Concerning deregulation of the downstream with the implication of removing subsidies, Buhari, somewhat cynically, signed a budget for 2023, including petroleum subsidies till June 2023, implying that his successor should implement the subsidy removal aspect of the law in the same manner as all his predecessors since the late 1970s and 1980s had deferred a difficult decision to their successors! It had been clear to Nigeria’s leaders since then that fuel subsidies had become unsustainable even before the military handed over to civilians in 1979 and 1999, but our leaders lacked the courage and perhaps popular legitimacy and trust to fully execute the same. Since 1989, leaders, including Babangida, Abacha, civilian Obasanjo, Jonathan and civilian Buhari, confronted the problem to varying degrees and left it to their successors.
It was a similar scenario in relation to our exchange rate management and especially its pricing mechanism. Since the oil glut of the 1980s that followed the oil boom of the 1970s, various governments of Nigeria have struggled to find appropriate ways to make scarce foreign exchange available to Nigerian businesses, households and individuals. Shagari tried import licensing; the military Buhari ignored the issues and tried “counter-trade” (a nicer-sounding term for “trade-by-barter”, which, expectedly, was a colossal failure)—there are reasons economies developed the concept of money as a replacement for barter. Babangida adopted the Structural Adjustment Programme, under which he attempted the first attempt to liberalise the currency, but the system was undermined by corruption both in government and the banks, political gerrymandering and instability; Abacha adopted a fixed, dual exchange rate model that left huge opportunities for corrupt arbitrage, etc. Since the return to civilian rule in 1999, we have had different levels of success at managing our exchange rates, with the best outcomes correlated with successful economic reforms under Obasanjo and Soludo, and the worst outcomes associated with attempts to rigidly control exchange rates while refusing to carry out reforms under Buhari and Soludo. The point is that both fuel subsidies and exchange rate management were long-term problems which, in a failure of leadership, previous leaders had either avoided or made tokenistic attempts to solve.

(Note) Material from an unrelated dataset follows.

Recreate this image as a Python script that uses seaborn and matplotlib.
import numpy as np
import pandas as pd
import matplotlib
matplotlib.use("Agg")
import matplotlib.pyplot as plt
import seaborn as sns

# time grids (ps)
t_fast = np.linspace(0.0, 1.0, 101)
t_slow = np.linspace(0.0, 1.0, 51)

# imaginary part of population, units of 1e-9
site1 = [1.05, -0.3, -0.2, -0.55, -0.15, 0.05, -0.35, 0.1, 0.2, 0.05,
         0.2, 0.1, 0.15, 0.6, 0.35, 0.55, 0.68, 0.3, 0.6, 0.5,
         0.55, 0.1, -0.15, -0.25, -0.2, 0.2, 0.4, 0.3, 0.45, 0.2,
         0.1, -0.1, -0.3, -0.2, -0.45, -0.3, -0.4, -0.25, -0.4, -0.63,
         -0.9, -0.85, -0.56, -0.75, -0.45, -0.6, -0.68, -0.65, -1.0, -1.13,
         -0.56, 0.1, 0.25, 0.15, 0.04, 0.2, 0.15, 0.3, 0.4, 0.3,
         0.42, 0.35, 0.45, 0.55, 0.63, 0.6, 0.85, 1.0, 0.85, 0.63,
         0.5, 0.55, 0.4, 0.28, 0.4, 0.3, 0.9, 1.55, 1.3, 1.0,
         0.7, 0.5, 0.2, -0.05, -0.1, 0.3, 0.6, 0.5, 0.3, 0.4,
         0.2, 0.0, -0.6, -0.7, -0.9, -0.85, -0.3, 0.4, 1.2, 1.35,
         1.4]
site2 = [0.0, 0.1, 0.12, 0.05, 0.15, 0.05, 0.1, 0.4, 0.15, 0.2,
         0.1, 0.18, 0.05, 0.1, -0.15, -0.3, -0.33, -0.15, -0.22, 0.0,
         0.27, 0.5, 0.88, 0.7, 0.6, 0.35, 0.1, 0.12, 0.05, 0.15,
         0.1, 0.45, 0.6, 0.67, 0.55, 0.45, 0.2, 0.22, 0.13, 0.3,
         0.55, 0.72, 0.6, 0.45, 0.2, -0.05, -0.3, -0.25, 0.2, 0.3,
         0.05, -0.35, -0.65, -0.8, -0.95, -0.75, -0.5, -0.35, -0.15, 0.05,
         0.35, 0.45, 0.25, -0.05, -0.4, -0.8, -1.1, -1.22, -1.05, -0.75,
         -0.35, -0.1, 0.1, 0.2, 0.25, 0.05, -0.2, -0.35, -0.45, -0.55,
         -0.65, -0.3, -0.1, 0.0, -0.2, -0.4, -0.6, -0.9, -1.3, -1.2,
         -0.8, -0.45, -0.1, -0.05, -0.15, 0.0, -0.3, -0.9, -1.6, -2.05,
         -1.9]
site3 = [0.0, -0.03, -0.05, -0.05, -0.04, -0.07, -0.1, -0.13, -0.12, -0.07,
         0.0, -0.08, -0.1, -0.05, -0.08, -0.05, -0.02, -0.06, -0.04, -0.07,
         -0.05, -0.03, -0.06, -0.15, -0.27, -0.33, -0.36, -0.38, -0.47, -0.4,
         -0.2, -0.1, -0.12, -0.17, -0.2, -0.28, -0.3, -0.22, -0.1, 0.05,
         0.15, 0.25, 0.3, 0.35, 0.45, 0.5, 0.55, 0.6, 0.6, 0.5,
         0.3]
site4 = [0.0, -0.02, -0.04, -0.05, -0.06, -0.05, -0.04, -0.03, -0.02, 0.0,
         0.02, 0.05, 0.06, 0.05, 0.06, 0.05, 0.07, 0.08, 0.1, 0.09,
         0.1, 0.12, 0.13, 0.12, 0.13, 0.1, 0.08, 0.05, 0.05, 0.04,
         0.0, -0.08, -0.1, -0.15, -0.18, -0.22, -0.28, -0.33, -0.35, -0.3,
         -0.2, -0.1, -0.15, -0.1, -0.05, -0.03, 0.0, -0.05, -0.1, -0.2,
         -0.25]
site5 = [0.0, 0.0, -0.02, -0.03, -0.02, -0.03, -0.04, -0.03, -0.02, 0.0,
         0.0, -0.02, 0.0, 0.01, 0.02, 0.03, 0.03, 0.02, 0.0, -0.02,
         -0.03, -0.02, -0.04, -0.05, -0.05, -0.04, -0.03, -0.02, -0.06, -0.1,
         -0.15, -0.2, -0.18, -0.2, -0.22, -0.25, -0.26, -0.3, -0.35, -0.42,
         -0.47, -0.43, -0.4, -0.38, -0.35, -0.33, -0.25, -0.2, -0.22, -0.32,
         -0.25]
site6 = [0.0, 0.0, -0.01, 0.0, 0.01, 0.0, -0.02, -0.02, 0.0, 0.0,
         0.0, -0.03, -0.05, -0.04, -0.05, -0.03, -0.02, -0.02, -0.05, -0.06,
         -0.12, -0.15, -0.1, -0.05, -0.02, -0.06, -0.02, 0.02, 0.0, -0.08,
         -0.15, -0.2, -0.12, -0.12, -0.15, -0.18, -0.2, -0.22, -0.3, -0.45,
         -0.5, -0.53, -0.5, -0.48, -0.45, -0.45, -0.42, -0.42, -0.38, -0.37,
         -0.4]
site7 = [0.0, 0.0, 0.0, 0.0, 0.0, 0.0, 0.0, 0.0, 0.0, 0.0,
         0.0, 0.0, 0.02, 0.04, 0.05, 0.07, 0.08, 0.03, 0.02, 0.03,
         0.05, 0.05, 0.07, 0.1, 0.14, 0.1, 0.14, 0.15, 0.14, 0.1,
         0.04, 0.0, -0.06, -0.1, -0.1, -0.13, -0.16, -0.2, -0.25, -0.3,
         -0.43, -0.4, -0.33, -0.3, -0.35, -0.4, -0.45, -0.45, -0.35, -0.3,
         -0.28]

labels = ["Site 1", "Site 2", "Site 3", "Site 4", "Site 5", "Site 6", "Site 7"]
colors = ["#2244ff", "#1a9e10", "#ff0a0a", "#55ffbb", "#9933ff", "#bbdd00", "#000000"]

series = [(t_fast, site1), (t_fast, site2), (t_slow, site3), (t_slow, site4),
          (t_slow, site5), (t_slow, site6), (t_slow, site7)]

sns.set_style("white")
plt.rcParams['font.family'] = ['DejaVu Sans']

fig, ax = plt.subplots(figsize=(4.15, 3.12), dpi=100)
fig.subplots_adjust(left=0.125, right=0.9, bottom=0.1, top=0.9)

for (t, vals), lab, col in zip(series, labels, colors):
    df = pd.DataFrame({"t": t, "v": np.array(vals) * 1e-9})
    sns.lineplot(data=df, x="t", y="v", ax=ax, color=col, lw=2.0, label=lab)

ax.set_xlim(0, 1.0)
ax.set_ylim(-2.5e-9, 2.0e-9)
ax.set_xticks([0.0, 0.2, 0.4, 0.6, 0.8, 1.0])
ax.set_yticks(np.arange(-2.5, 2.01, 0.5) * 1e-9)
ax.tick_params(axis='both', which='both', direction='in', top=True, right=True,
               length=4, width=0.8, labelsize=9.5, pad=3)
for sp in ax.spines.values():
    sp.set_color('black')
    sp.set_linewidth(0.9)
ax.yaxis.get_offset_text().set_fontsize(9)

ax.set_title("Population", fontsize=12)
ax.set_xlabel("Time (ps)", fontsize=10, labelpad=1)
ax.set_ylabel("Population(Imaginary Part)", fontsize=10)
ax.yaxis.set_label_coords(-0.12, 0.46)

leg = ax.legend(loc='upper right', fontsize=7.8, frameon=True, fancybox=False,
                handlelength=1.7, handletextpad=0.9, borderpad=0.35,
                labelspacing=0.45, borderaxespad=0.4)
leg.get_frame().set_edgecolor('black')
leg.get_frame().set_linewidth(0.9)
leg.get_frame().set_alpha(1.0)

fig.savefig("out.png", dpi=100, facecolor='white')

From a policy point of view, Tinubu should be commended for decisively tackling these fundamental and intergenerational challenges.

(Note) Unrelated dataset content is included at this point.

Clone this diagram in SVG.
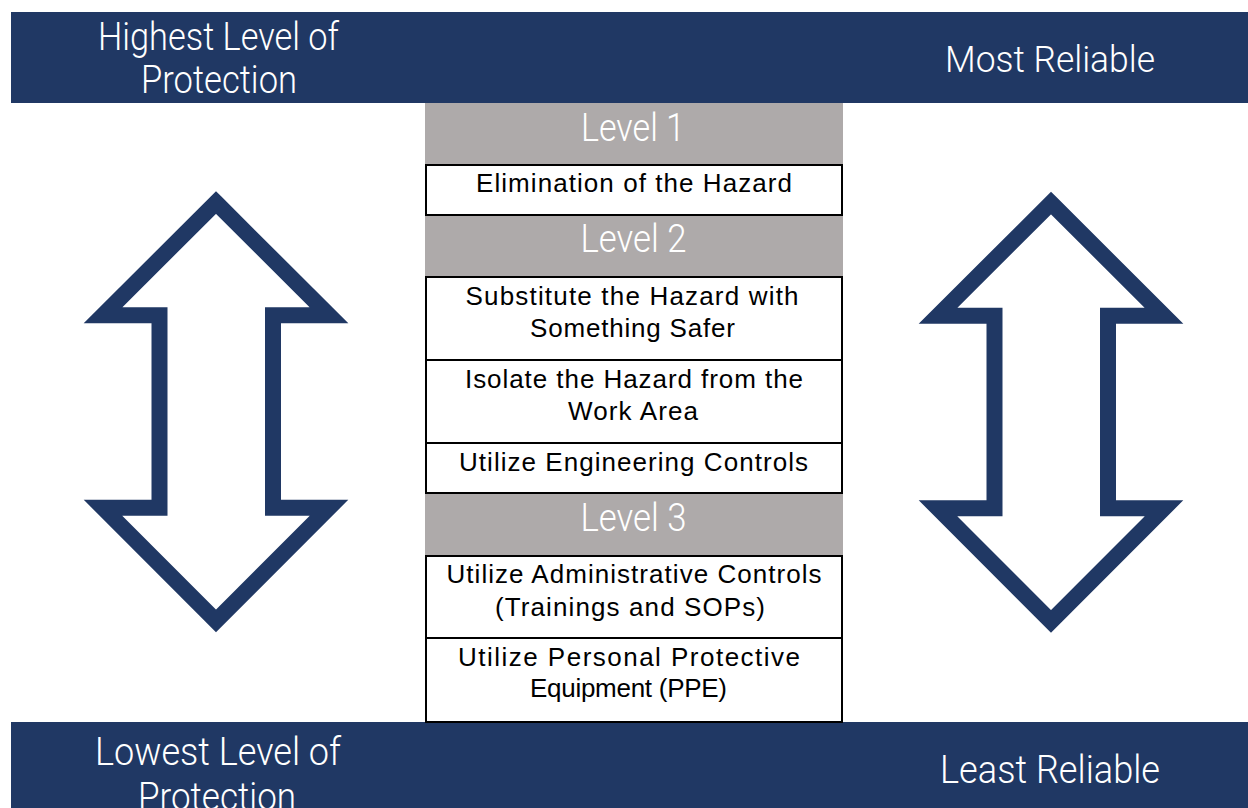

At the CBN, wasteful subsidies, including subsidies on both fuel and dollars, had led the government and its accomplice governor, Emefiele, into a N23tn (illegal) liability on ‘Ways and Means’. We have already seen that NNPC was saddled with billions of naira of liabilities through unfunded subsidies, thus establishing a system that internal bureaucrats would themselves abuse. The absence of proper corporate governance and transparency would cost the country billions at the corporation, which it turned out was pledging its oil production for loans for good and bad purposes (such as repairing doomed refineries at the cost of billions of dollars!)
As the NNPC was pledging its future oil production, CBN was pledging the country’s foreign currency reserves to fund poorly thought-out and unsustainable ideas, including, as we have seen, fuel subsidies and exchange rate subsidies that were selectively and predictably corruptly applied, and we may add a fake national airline, a train to the Niger Republic, and untransparent cash transfer programmes whose beneficiaries and payment models were unclear. It took JP Morgan Chase Bank of America to let both the government and people of Nigeria know that our net foreign exchange reserves were down to $3bn, rather than the gross reserves of over $30bn that we thought we had! Many of our commentators, and especially (opposition) politicians, assume Nigeria had many policy options in May 2023 and that we might have chosen to continue with a fixed exchange rate and the ruinous fuel subsidies. The evidence suggests otherwise – we were close to bankruptcy, and what the Tinubu administration and the central bank have achieved in terms of macroeconomic stabilisation in just two years is impressive!
Having reminded ourselves of where we were in 2023, we may now examine some of the emerging results of the Tinubu reforms. I would examine the detailed outcomes in my next article, but this week, I have space for a summary- the greatest arena of transformation has been in the petroleum sector, both upstream and downstream. The execution of the PIA and the President’s executive orders has unlocked huge investments in the sector, with more reportedly on the way, notably including Shell’s $5bn Bonga Final Investment Decision as well as the stimulation of new investments and activity of local players – SEPLAT, Oando, Renaissance Africa, etc. In the downstream, we now have a competitive petroleum market with market prices reflective of market fundamentals and (fortunately) the coming on stream of Dangote Refinery unleashing local capacity.
Beyond the oil and gas industry, GDP is rising; FX markets have stabilised for almost eight months; the nation is recording higher levels of portfolio and foreign direct investment; trade surpluses are consistent and rising; capital markets are booming; and food prices are declining, though inflation remains a concern. There are still challenges, including inflation and interest rates, but macroeconomic conditions are certainly better than two years ago.